Monday, December 19, 2016

Old Pulteney, 12 year vs. 17 year

12 year – single malt Scotch, Highlands, 43%, $42
17 year – single malt Scotch, Highlands, 46%, non-chill filtered, $110

Since my last post mentioned that Wolfburn had recently overtaken Pulteney’s status as the northernmost distillery on the Scottish mainland, I thought I should follow up with a long overdue Old Pulteney post.

The Pulteney distillery is somewhat unusual on a few fronts. You may have noticed that I’ve already been inconsistent with the use of the word “Old” preceding “Pulteney”. Keep in mind that a single malt Scotch is not required to bear the name of the distillery where it was made. Just one example of this is Springbank, which also produces single malts under the Longrow and Hazelburn brands. In this case Pulteney is the name of the distillery and Old Pulteney is the name of the brand of single malt whiskies which are produced there. It’s a small point of distinction, but one worth noting if you’re a stickler for details.

Most of the malt distilleries in Scotland have names that are mildly anglicized derivations of Gaelic words which describe their location or the water source they use. Pulteney is the only one in Scotland I’m aware of that is named for a person, albeit in a roundabout sort of way.

Wick is a fishing village on the eastern shore of the northern tip of Scotland which was at the heart of the Herring boom from the late 1700’s until the start of WWI. The town straddles the mouth of the Wick River as well as Wick Bay, into which the river feeds.

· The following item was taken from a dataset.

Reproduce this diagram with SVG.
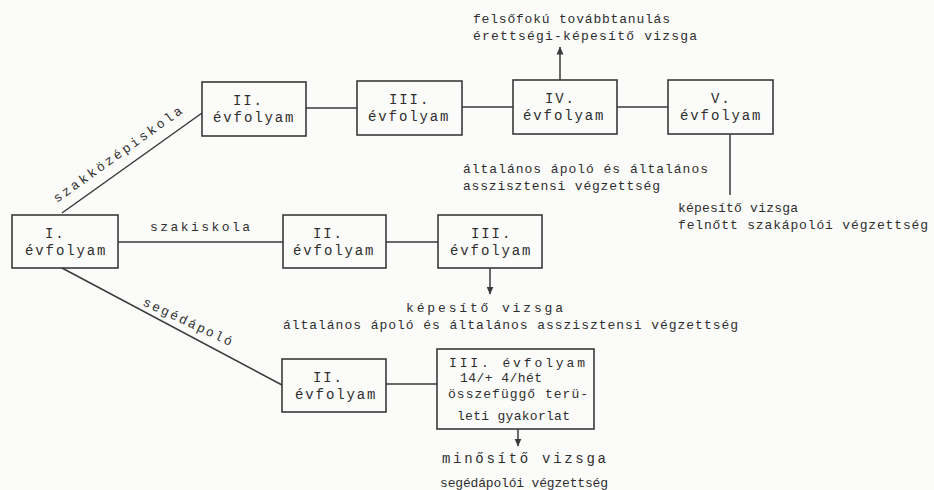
<svg xmlns="http://www.w3.org/2000/svg" width="934" height="490" viewBox="0 0 934 490">
<style>
.bg{fill:#fbfbfa}
.box{fill:none;stroke:#3a3a3a;stroke-width:1.6}
.ln{fill:none;stroke:#3a3a3a;stroke-width:1.5}
.t{font-family:"Liberation Mono","DejaVu Sans Mono",monospace;font-size:13px;fill:#2e2e2e}
.b{font-family:"Liberation Mono","DejaVu Sans Mono",monospace;font-size:14px;fill:#2e2e2e;letter-spacing:1.9px}
</style>
<defs>
<marker id="ah" viewBox="0 0 8 10" refX="7.5" refY="5" markerWidth="8" markerHeight="10" markerUnits="userSpaceOnUse" orient="auto">
<path d="M0,1.5 L8,5 L0,8.5 Z" fill="#3a3a3a"/>
</marker>
</defs>
<rect class="bg" x="0" y="0" width="934" height="490"/>

<g id="connectors">
<line class="ln" x1="62" y1="213" x2="202" y2="113"/>
<line class="ln" x1="118" y1="242" x2="283" y2="242"/>
<line class="ln" x1="62" y1="268" x2="282" y2="385"/>
<line class="ln" x1="306" y1="108" x2="357" y2="108"/>
<line class="ln" x1="462" y1="107" x2="513" y2="107"/>
<line class="ln" x1="617" y1="107" x2="668" y2="107"/>
<line class="ln" x1="560" y1="80" x2="560" y2="47" marker-end="url(#ah)"/>
<line class="ln" x1="730" y1="134" x2="730" y2="195"/>
<line class="ln" x1="386" y1="242" x2="438" y2="242"/>
<line class="ln" x1="490" y1="268" x2="490" y2="294" marker-end="url(#ah)"/>
<line class="ln" x1="386" y1="384" x2="437" y2="384"/>
<line class="ln" x1="518" y1="429" x2="518" y2="446" marker-end="url(#ah)"/>
<text class="t" transform="translate(57,203) rotate(-35.6)" textLength="155" lengthAdjust="spacing">szakközépiskola</text>
<text class="t" x="150" y="231" textLength="100" lengthAdjust="spacing">szakiskola</text>
<text class="t" transform="translate(142,305) rotate(25)" textLength="97" lengthAdjust="spacing">segédápoló</text>
</g>

<g id="n1">
<rect class="box" x="12" y="215" width="106" height="53"/>
<text class="b" x="45" y="237.5">I.</text>
<text class="b" x="25" y="254.5">évfolyam</text>
</g>

<g id="n2a">
<rect class="box" x="202" y="82" width="104" height="54"/>
<text class="b" x="233" y="105">II.</text>
<text class="b" x="213" y="122">évfolyam</text>
</g>
<g id="n3a">
<rect class="box" x="357" y="81" width="105" height="54"/>
<text class="b" x="389" y="104">III.</text>
<text class="b" x="368" y="121">évfolyam</text>
</g>
<g id="n4a">
<rect class="box" x="513" y="80" width="104" height="54"/>
<text class="b" x="545" y="103">IV.</text>
<text class="b" x="523" y="120">évfolyam</text>
</g>
<g id="n5a">
<rect class="box" x="668" y="80" width="105" height="54"/>
<text class="b" x="711" y="103">V.</text>
<text class="b" x="680" y="120">évfolyam</text>
</g>

<g id="out-top">
<text class="t" x="473" y="23" textLength="197" lengthAdjust="spacing">felsőfokú továbbtanulás</text>
<text class="t" x="473" y="40" textLength="224" lengthAdjust="spacing">érettségi-képesítő vizsga</text>
</g>
<g id="out-4">
<text class="t" x="463" y="173" textLength="245" lengthAdjust="spacing">általános ápoló és általános</text>
<text class="t" x="463" y="190" textLength="197" lengthAdjust="spacing">asszisztensi végzettség</text>
</g>
<g id="out-5">
<text class="t" x="678" y="212" textLength="120" lengthAdjust="spacing">képesítő vizsga</text>
<text class="t" x="678" y="229" textLength="250" lengthAdjust="spacing">felnőtt szakápolói végzettség</text>
</g>

<g id="n2b">
<rect class="box" x="283" y="215" width="103" height="53"/>
<text class="b" x="313" y="237.5">II.</text>
<text class="b" x="293" y="254.5">évfolyam</text>
</g>
<g id="n3b">
<rect class="box" x="438" y="215" width="104" height="53"/>
<text class="b" x="471" y="237.5">III.</text>
<text class="b" x="450" y="254.5">évfolyam</text>
</g>
<g id="out-3b">
<text class="t" x="406" y="312" textLength="157" lengthAdjust="spacing">képesítő vizsga</text>
<text class="t" x="283" y="329" textLength="455" lengthAdjust="spacing">általános ápoló és általános asszisztensi végzettség</text>
</g>

<g id="n2c">
<rect class="box" x="282" y="359" width="104" height="53"/>
<text class="b" x="313" y="381.5">II.</text>
<text class="b" x="295" y="398.5">évfolyam</text>
</g>
<g id="n3c">
<rect class="box" x="437" y="349" width="157" height="80"/>
<text class="t" x="449" y="367" textLength="136" lengthAdjust="spacing">III. évfolyam</text>
<text class="t" x="460" y="382" textLength="82" lengthAdjust="spacing">14/+ 4/hét</text>
<text class="t" x="448" y="398" textLength="140" lengthAdjust="spacing">összefüggő terü-</text>
<text class="t" x="457" y="420" textLength="113" lengthAdjust="spacing">leti gyakorlat</text>
</g>
<g id="out-3c">
<text class="t" x="442" y="463" textLength="164" lengthAdjust="spacing" style="font-size:14px">minősítő vizsga</text>
<text class="t" x="440" y="487" textLength="168" lengthAdjust="spacing">segédápolói végzettség</text>
</g>
</svg>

The original village was solely on the north side of the river and bay. In the first few years of the 19th century a major initiative to develop a new harbor in Wick Bay and a new fishing town on the south side of the river was led by Sir William Pulteney.

Pulteney was a British Member of Parliament and the governor of the British Fisheries Society. He commissioned Thomas Telford, Britain’s preeminent civil engineer at the time, to design and supervise the construction of these major projects. Pulteney passed away in 1805 though, a few years before his vision came to fruition. The harbor was completed in 1808, and a decade later more than 800 boats were operating out of the port. The new town, built along the south bank of the Wick River and the south shore of the bay, was established by 1810 and named Pulteneytown in Sir William’s honor. Although originally considered a separate town, it has been part of Wick since 1902.

With a rapidly growing population, demand for whisky would soon necessitate a local distillery. Founded by James Henderson in 1826, the Pulteney distillery was named for the new town in which it was located, and indirectly for the man who was responsible for the development of Pulteneytown.

In addition to the distillery’s uncommon name etymology, it is also one of very few urban distilleries in Scotland. That is a term which could be somewhat open to interpretation, but even if you include distilleries with small amounts of dense development in close proximity to them, the only ones that come to mind are Auchentoshan, Oban, Highland Park, Bowmore, Tobermory, Springbank, Glengyle and Glen Scotia.

Old Pulteney’s core range consists of a 12 year, a 17 year and 21 year (which I’ll taste in an upcoming post). The 12 year, which is at 43% and presumably chill filtered, is aged exclusively in ex-Bourbon barrels. The 17 year, which is at 46% and carries an “unchill-filtered” statement on the label, is aged primarily in ex-Bourbon barrels with the addition of some spirit aged wholly in Spanish oak ex-Sherry casks. The 12 year is noticeably darker in color, though neither bottling has a statement claiming natural color.

12 year:
nose – The aromas are gently malty, with hay and beach grass, a touch of vanilla and slightly briny minerality.
palate – It has decent weight, and a nice balance of malt and tree fruits with a touch of vanilla.
finish – The malt carries through, joined by grassy notes and a soft spiciness. The coastal, briny character is well integrated throughout.
overall – Lively and thought provoking with a nice evolution of flavors.

17 year:
nose – The aromas show more maturity than those of the 12 year. There’s still some maltiness and coastal character, but notes of clay and old books overshadow them.
palate – The weight is still there, but it kind of falls flat on the palate. Malt is the obvious character but it’s fairly one-dimensional, with just a bit of salinity coming along.
finish – Generous spice notes join the malt and sea spray, but it still feels like something is lacking.
overall – I don’t dislike the 17 year, it just fell short of my expectations and pales in comparison to the 12 year. If I didn’t know better, I would think this was the lower-proof, chill filtered one out of the two expressions.

I should note that I’ve had this bottle for nearly five years (I tend to ignore the ones that I find underwhelming), so more recent incarnations of the 17 year may have improved. I tasted it close to the time of purchase and not long after thumbed through Jim Murray’s Whisky Bible, noticing that he was lamenting the use of tired old casks to mature Old Pulteney 17 year. I tend to agree.